▸ Task instructions
The lines from the top of the material below through the line containing "from matplotlib.colors import" are to be printed exactly, with pictures omitted.

Figure scripts:
---
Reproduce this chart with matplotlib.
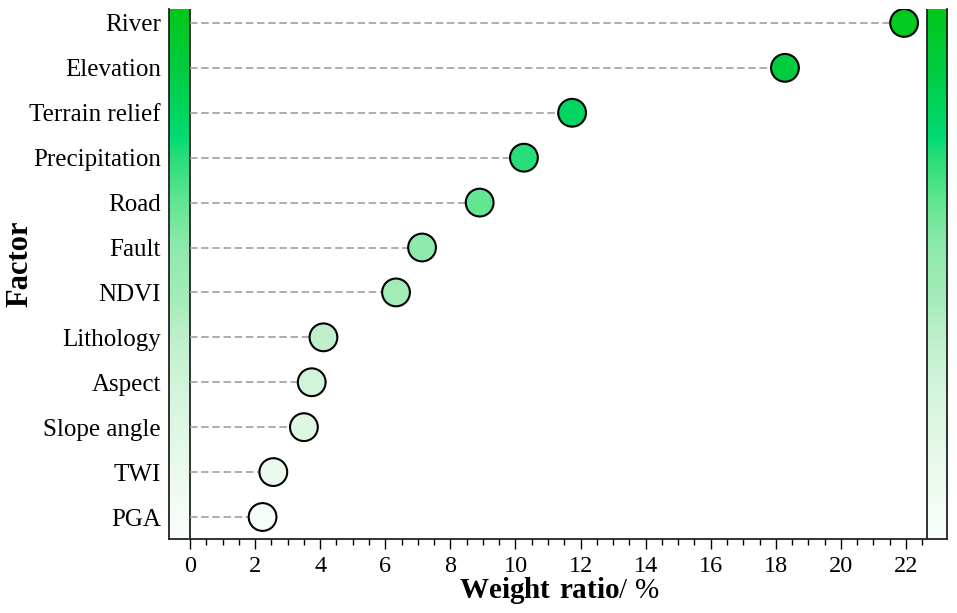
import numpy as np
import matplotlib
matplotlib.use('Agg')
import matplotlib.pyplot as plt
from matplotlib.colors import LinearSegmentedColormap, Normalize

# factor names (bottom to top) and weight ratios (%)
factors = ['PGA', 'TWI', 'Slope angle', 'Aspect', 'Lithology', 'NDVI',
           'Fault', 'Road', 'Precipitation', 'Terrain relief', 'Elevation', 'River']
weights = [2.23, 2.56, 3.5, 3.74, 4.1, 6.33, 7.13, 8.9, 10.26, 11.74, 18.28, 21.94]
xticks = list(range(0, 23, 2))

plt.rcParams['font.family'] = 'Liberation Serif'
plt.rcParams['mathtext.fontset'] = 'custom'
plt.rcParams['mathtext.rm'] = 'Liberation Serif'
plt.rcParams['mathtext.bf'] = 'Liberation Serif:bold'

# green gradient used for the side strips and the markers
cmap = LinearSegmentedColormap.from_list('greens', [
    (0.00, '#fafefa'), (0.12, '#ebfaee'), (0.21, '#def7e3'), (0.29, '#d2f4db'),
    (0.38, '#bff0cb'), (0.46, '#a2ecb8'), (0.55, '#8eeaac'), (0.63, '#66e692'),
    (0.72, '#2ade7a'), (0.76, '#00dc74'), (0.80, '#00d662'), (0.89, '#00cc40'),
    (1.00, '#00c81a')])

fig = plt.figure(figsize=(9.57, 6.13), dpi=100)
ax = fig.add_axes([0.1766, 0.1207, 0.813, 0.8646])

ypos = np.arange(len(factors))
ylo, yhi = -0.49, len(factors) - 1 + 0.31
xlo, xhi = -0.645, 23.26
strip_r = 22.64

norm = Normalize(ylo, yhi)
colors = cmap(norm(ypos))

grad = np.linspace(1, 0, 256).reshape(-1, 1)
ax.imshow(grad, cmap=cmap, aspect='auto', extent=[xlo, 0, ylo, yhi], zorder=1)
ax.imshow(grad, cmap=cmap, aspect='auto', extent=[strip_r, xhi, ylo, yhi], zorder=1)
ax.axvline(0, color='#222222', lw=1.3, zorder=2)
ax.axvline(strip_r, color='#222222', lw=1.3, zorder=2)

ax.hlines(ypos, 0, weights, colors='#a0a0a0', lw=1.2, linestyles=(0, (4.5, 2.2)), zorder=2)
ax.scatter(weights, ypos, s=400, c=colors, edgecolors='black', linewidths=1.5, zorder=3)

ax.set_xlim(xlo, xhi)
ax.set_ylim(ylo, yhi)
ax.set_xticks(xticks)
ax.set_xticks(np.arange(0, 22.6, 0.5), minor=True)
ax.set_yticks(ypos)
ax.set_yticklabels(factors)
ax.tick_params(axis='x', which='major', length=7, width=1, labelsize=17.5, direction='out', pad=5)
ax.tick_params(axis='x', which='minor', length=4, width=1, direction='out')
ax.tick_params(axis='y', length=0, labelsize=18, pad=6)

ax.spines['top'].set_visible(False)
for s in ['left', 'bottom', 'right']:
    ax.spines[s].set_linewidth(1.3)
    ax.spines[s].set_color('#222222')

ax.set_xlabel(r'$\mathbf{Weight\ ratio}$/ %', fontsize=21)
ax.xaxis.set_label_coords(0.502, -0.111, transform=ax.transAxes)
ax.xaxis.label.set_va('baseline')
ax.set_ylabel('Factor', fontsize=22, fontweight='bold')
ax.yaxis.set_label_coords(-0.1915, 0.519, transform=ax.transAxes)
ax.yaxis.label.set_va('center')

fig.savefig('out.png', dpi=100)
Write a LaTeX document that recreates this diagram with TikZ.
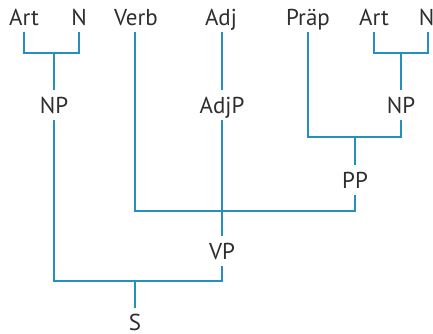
---
▸ Exercise output
Reproduce this chart with matplotlib.
import numpy as np
import matplotlib
matplotlib.use('Agg')
import matplotlib.pyplot as plt
from matplotlib.colors import LinearSegmentedColormap, Normalize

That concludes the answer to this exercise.